O empresariado, por sua vez, decidiu também articular a pressão sobre os deputados em favor da ‘reforma’. O que comprova que nada está definido e que a mobilização é decisiva para enterrar ou não o que analistas vêm classificando como o fim do sistema de aposentadorias instituído pela Constituição de 1988.

“A proposta do governo não está derrotada no Congresso. Ainda não foi. Derrotas só vêm com muita luta. E nessa proposta do Paulo Guedes tem uns bodes que podem sair sem ultrapassar o limite com os quais trabalham. As contradições são importantes mesmo, mas uma pressão do “mercado” pode fazer com que se ajustem rapidamente”, alerta o servidor do TRF-3 e outro diretor do Sindicato José Dalmo Duarte.

Por isso, as centrais sindicais mantêm e intensificam o calendário de mobilizações. Em reunião na manhã desta terça-feira (26) ficou decido que será lançado um abaixo-assinado nacional contra a ‘reforma’, no dia 2 de abril (terça-feira) às 10 horas, com um ato em frente ao Theatro Municipal, na Praça Ramos, Centro da capital.

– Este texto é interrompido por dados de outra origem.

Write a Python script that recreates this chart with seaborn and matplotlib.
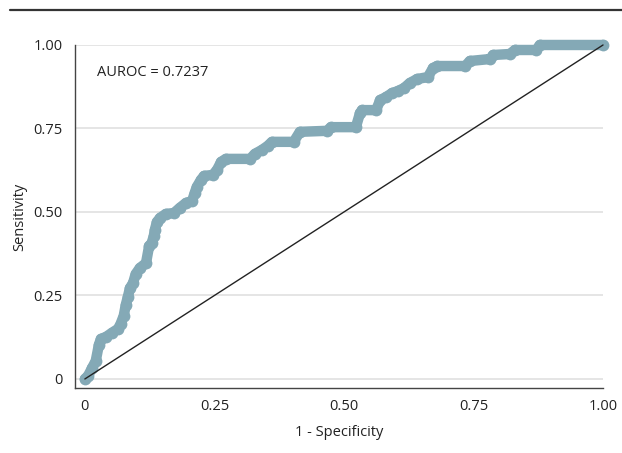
import matplotlib
matplotlib.use("Agg")
import matplotlib.pyplot as plt
import seaborn as sns
import pandas as pd
from matplotlib.lines import Line2D

# ROC curve vertices
fpr = [0.0, 0.006, 0.014, 0.021, 0.027, 0.031, 0.041, 0.052, 0.064, 0.069,
       0.075, 0.079, 0.083, 0.087, 0.093, 0.098, 0.106, 0.118, 0.124, 0.129,
       0.133, 0.135, 0.139, 0.145, 0.156, 0.172, 0.183, 0.195, 0.207, 0.212,
       0.216, 0.224, 0.230, 0.247, 0.255, 0.263, 0.272, 0.319, 0.328, 0.342,
       0.353, 0.361, 0.403, 0.415, 0.467, 0.475, 0.523, 0.531, 0.535, 0.562,
       0.570, 0.581, 0.593, 0.604, 0.616, 0.627, 0.641, 0.662, 0.672, 0.680,
       0.734, 0.743, 0.782, 0.788, 0.820, 0.830, 0.871, 0.878, 1.0]
tpr = [0.0, 0.009, 0.033, 0.054, 0.102, 0.120, 0.126, 0.138, 0.150, 0.165,
       0.189, 0.222, 0.246, 0.272, 0.287, 0.314, 0.332, 0.347, 0.398, 0.407,
       0.428, 0.446, 0.470, 0.482, 0.494, 0.497, 0.512, 0.527, 0.533, 0.557,
       0.575, 0.596, 0.608, 0.611, 0.626, 0.650, 0.659, 0.659, 0.674, 0.686,
       0.698, 0.710, 0.710, 0.740, 0.743, 0.754, 0.754, 0.796, 0.805, 0.805,
       0.835, 0.844, 0.856, 0.862, 0.871, 0.886, 0.898, 0.904, 0.931, 0.937,
       0.937, 0.952, 0.958, 0.970, 0.973, 0.985, 0.985, 1.0, 1.0]
auroc = 0.7237
ticks = [0, 0.25, 0.5, 0.75, 1.0]
tick_labels = ["0", "0.25", "0.50", "0.75", "1.00"]

roc = pd.DataFrame({"fpr": fpr, "tpr": tpr})
ref = pd.DataFrame({"fpr": [0.0, 1.0], "tpr": [0.0, 1.0]})

sns.set_style("white")
plt.rcParams["font.family"] = ["Open Sans", "DejaVu Sans"]

fig = plt.figure(figsize=(6.22, 4.53), dpi=100)
ax = fig.add_axes([0.1206, 0.1435, 0.8489, 0.7572])

curve_color = "#84a9b6"
sns.lineplot(data=roc, x="fpr", y="tpr", sort=False, estimator=None, ax=ax,
             color=curve_color, linewidth=7.5, marker="o", markersize=8.5,
             markeredgewidth=0, solid_joinstyle="round", solid_capstyle="round",
             clip_on=False, zorder=3)
sns.lineplot(data=ref, x="fpr", y="tpr", ax=ax, color="#222222",
             linewidth=1.0, zorder=4, clip_on=False)

ax.set_xlim(-0.019, 1.0)
ax.set_ylim(-0.027, 1.0)
ax.set_xticks(ticks)
ax.set_xticklabels(tick_labels)
ax.set_yticks(ticks)
ax.set_yticklabels(tick_labels)
ax.yaxis.grid(True, color="#e0e0e0", linewidth=1.2, zorder=0)
ax.xaxis.grid(False)
ax.set_axisbelow(True)
for side in ["top", "right"]:
    ax.spines[side].set_visible(False)
for side in ["left", "bottom"]:
    ax.spines[side].set_color("#444444")
    ax.spines[side].set_linewidth(1.0)
ax.tick_params(axis="both", direction="out", length=4, width=0.8,
               color="#444444", labelsize=10.5, labelcolor="#222222", pad=4)
ax.tick_params(axis="y", length=5)
ax.set_xlabel("1 - Specificity", fontsize=10.5, color="#222222", labelpad=8)
ax.set_ylabel("Sensitivity", fontsize=10.5, color="#222222", labelpad=4)

ax.text(0.023, 0.919, f"AUROC = {auroc}", fontsize=10.5, color="#222222",
        ha="left", va="center")

fig.add_artist(Line2D([0.016, 1.0], [0.978, 0.978], transform=fig.transFigure,
                      color="#333333", linewidth=1.6))

fig.savefig("out.png", dpi=100)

No dia 9/4, dirigentes sindicais vão pressionar parlamentares no aeroporto de Brasília. Em 26/4, quando está prevista greve nacional da educação, as centrais vão apoiar o movimento e participar dos atos contra a ‘Nova previdência’. E o 1º de maio será pela primeira vez, desde 1999, unificado entre todas as centrais sindicais e movimentos sociais.